Learning the Wrong Lessons from The Daily Show

Once more into the “Mad Bitch” breech

Now that The Washington Post has owned up to pulling Dana Milbank and Chris Cillizza’s “Mad Bitch” video, and writers at liberal-leaning publications are pushing back at some of the criticism that Milbank and Cillizza have received, we’re probably approaching the point where there’s not much left to be said about this particular story. Still, the episode has taught a few lessons worth repeating—one of which is that, as Nick Baumann of Mother Jones put it, “Web Video Isn’t Easy.” Or, while producing video itself may be as easy as two dudes and a Web cam, producing good video is hard, painstaking and time-consuming—just like most good journalism. It is most definitely not a quick, simple way to fill your Web site with quality material.

That fact creates something of a problem for legacy media institutions like the Post, which are shedding resources just as they struggle to meet audience demand for content in new media they don’t really understand. That dilemma, in turn, yields material like the “Mouthpiece Theater” series—uninspired, tossed-off productions that use up time, talent and money that might have been directed elsewhere, but don’t draw enough resources to be of much value themselves. Leave aside the Clinton joke for the moment—what, exactly, did the video add to Milbank’s similarly lackluster column that warranted its existence? Given the straits the newspaper industry is in, that question—Is this the best use of our limited resources?—has to be taken seriously.

Andy Cobb, the creator of the parody Post video that so skillfully lampooned the original, put his finger on the paper’s misguided digital adventures (click on “more info”): “[T]his seems to be the new WaPo online model: web video commentary that’s kind of Colbert/Daily Show-ish. Just without the writing, delivery, production values, insights, comic point-of-view, guests, or jokes. But otherwise, it’s pretty much the same deal.” In fact, papers like the Post sometimes seem to have missed the point of Jon Stewart’s humor entirely. The serious message behind Stewart’s show—as he told a pair of former CNN hosts in a very unfunny moment—is that political journalists need to do better work (while, yes, dropping some of their staid habits).
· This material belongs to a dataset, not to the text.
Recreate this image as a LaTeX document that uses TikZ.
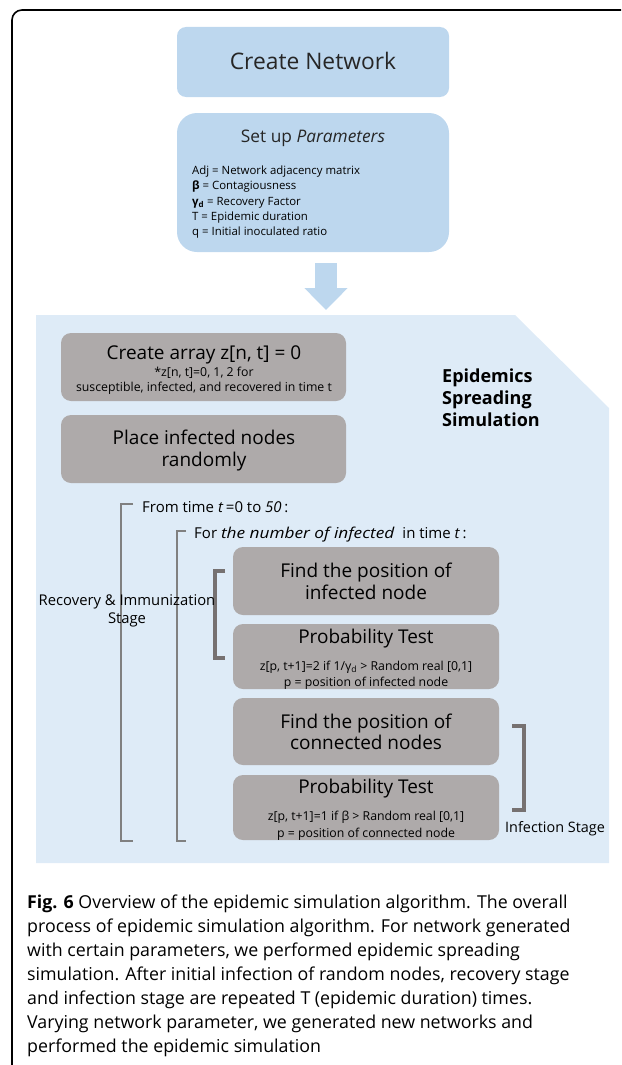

It is not, “Hey, Jon Stewart is popular and has a great job! Let’s all try to be more like him!”

We don’t need knock-off Jon Stewarts, and we don’t need to see the Post’s belated training exercises in multimedia splashed all over its home page. What we do need are journalists who produce aggressive, smart, truth-telling, and yes, even funny work in every medium—you know, like what we’ve gotten from Dana Milbank before. With less time wasted on weak video bits, we’ll be more likely to get it again.

Update, 3:08 p.m.: The Post has killed the “Mouthpiece Theater” series, with the agreement of Cillizza and Milbank, Howie Kurtz reports. At his blog The Fix, Cillizza has a thoughtful post explaining why the series was attempted, reflecting on where it went wrong, and insisting—correctly—that reporters need to present their work in new platforms.